The journey the audience takes with these two flawed, frightened men is exhausting in the most gratifying way, and by the time Daniel Norgren’s ‘Everything You Know Melts Away Like Snow’ plays over the feature’s dramatic climax, you feel like you’ve been through the emotional wringer as much as the characters on the screen. The word “masterpiece” shouldn’t be used lightly, but it’s fully justified here.

George White

 

15. The Holdovers

The Holdovers review
The Holdovers

Director: Alexander Payne

Director Alexander Payne’s The Holdovers might be the perfect Christmas movie. which is weird because it had a November release. What makes the film one of the year’s best is really the richness of the screenplay. It gives us real characters who have real conversations, and builds a setting that feels distinctly like the 1970s. I always feel that modern films and TV shows have such trouble with authenticity when it comes to different time periods, but Payne’s film manages this effortlessly.

The Holdovers follows three characters who are holding over during the holidays, and they’re all left behind for various reasons.

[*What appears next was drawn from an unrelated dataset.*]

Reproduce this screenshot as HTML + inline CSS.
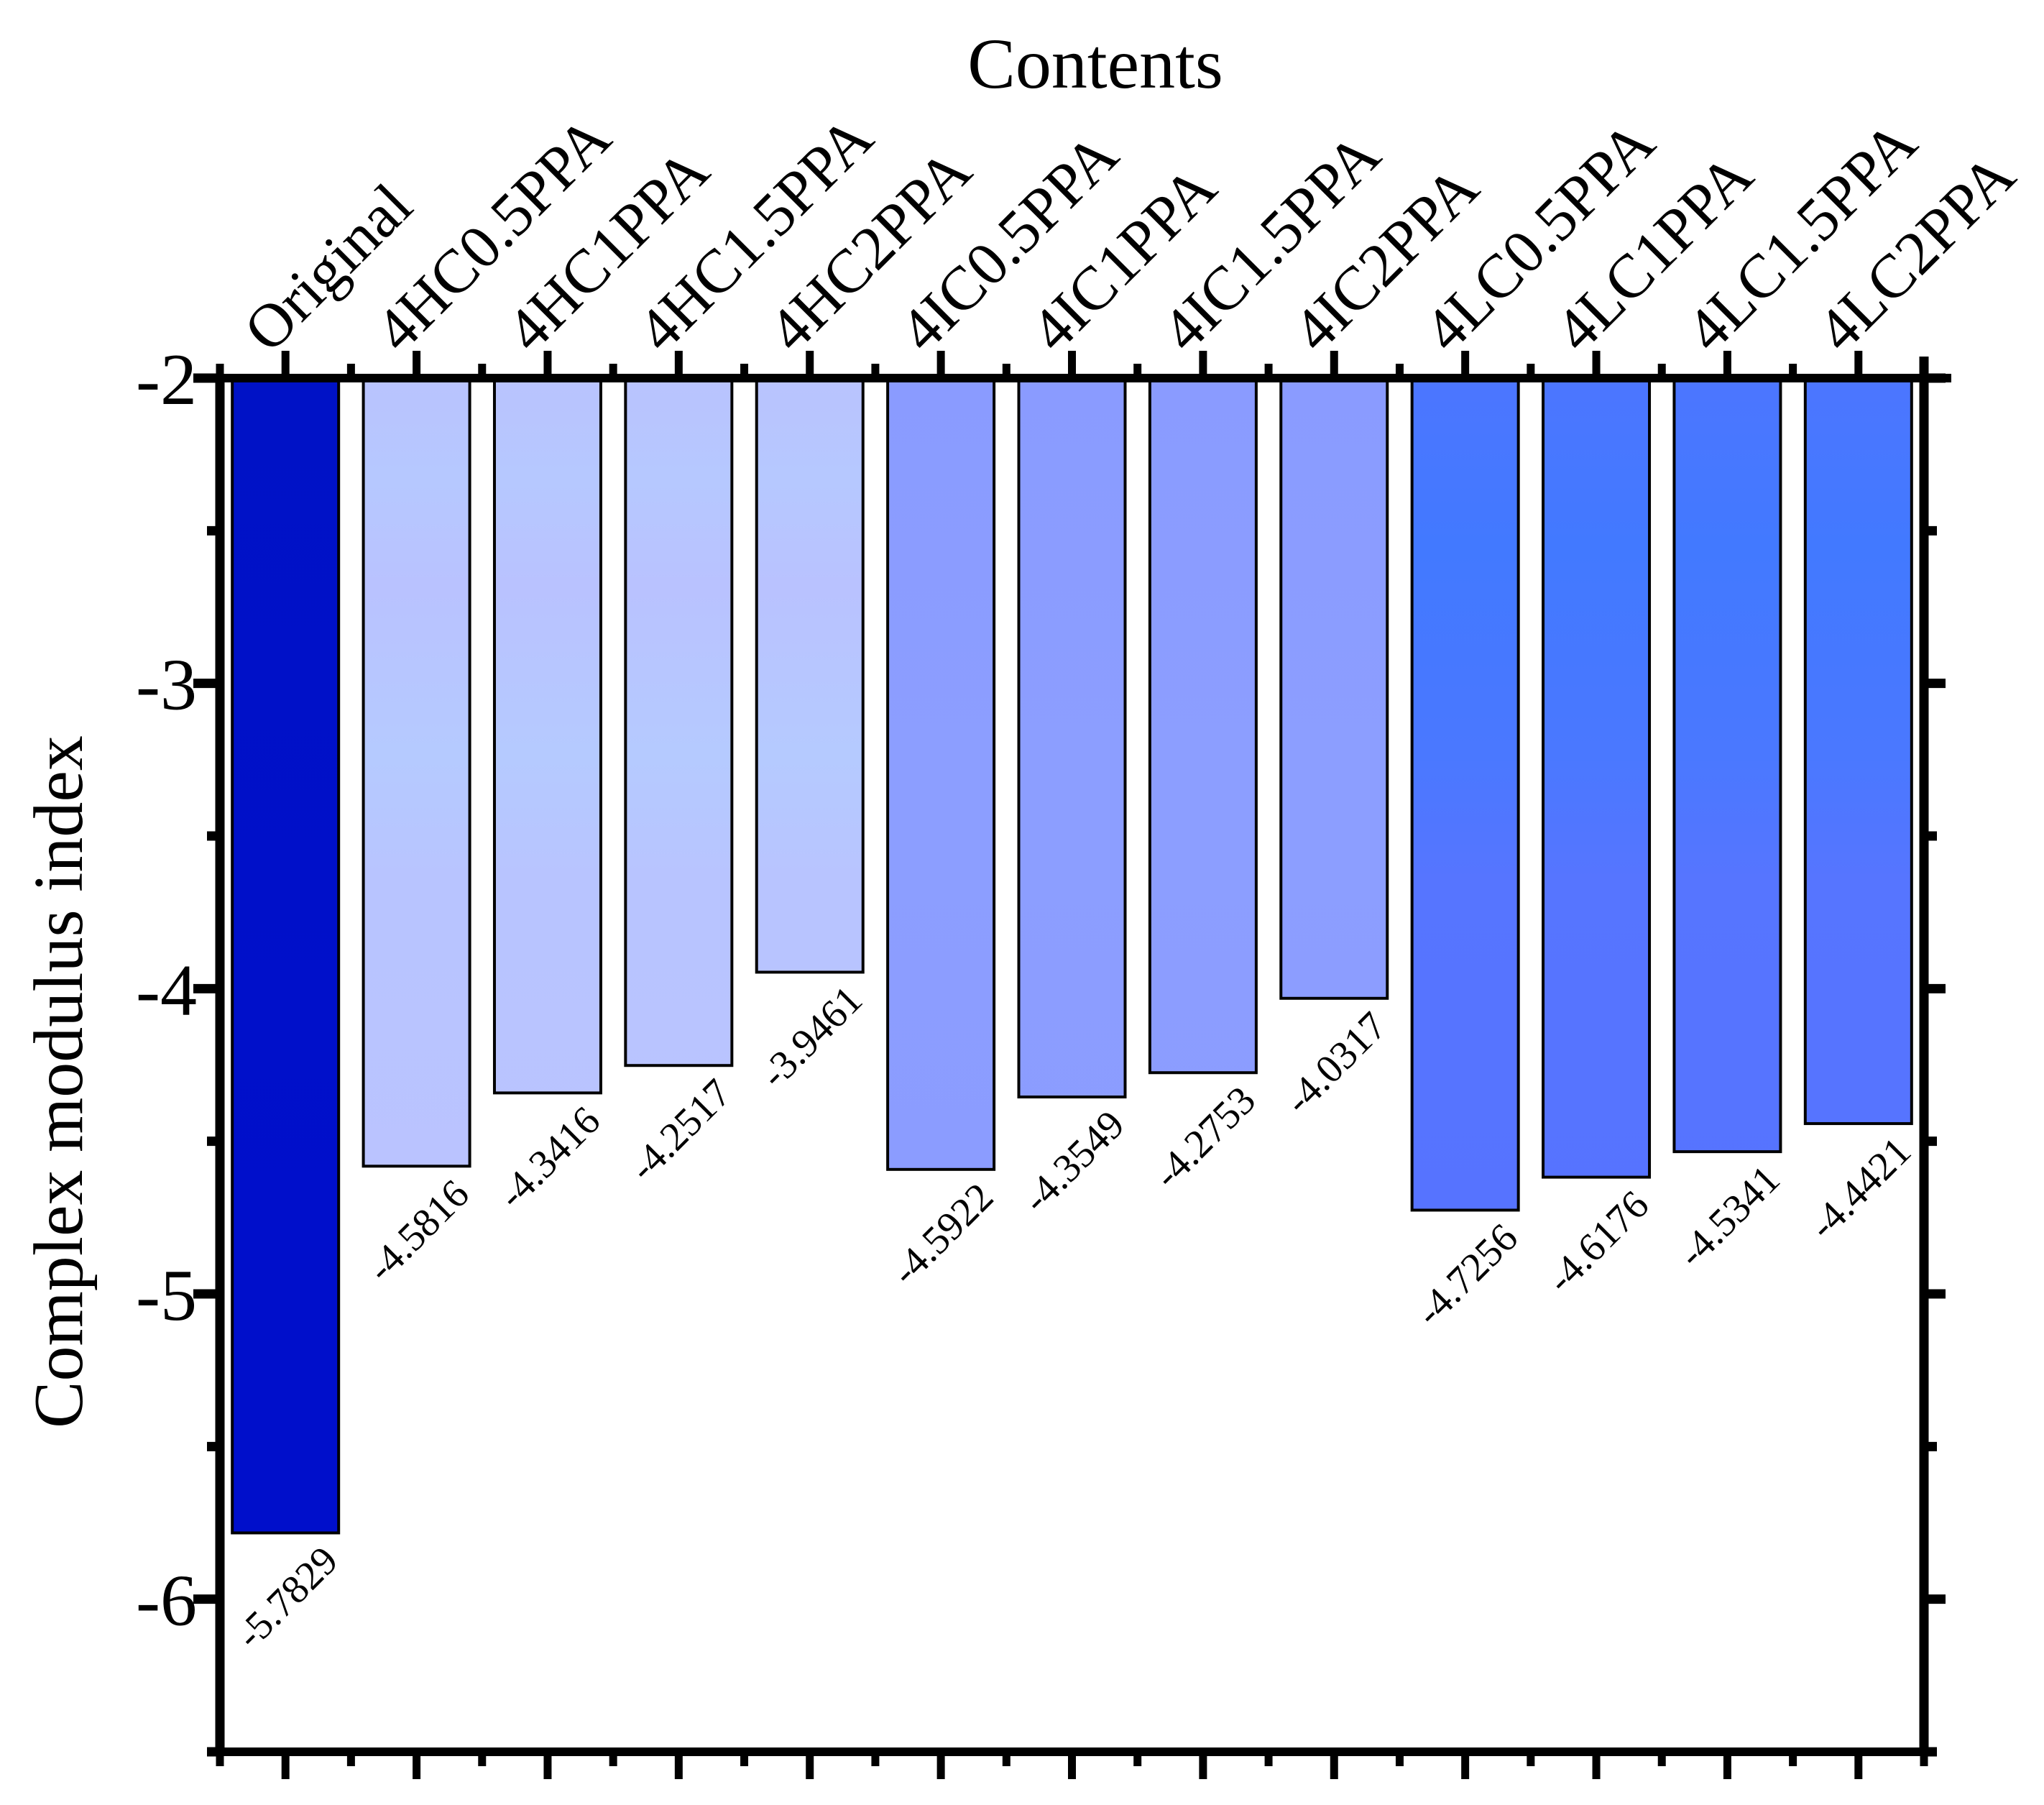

Paul Hunham (Paul Giamatti) is the teacher chosen to remain behind to take care of the students who have to stay, and Mary (Da’Vine Joy Randolph) the cafeteria manager has just lost her son in the war, so has no one to go home to for the holidays. Angus (Dominic Sessa) is supposed to spend his holidays with his mom. However, his mom has moved on to a new marriage and family, a family that doesn’t seem to have space for him as she prioritises her honeymoon over her son.

There are no cliche set-ups in Payne’s film. He builds the relationships between these three individuals through their flaws, and allows space for genuine connection. These connections allow them to let go a little of their grief and pain, and move forward to where they need to go. While it’s great to have films that possess towering technical prowess and perfections, Payne’s gem of a film feeds the our movie souls in a deeper, more resonant way. It’s the one film I will certainly revisit every year during Christmas.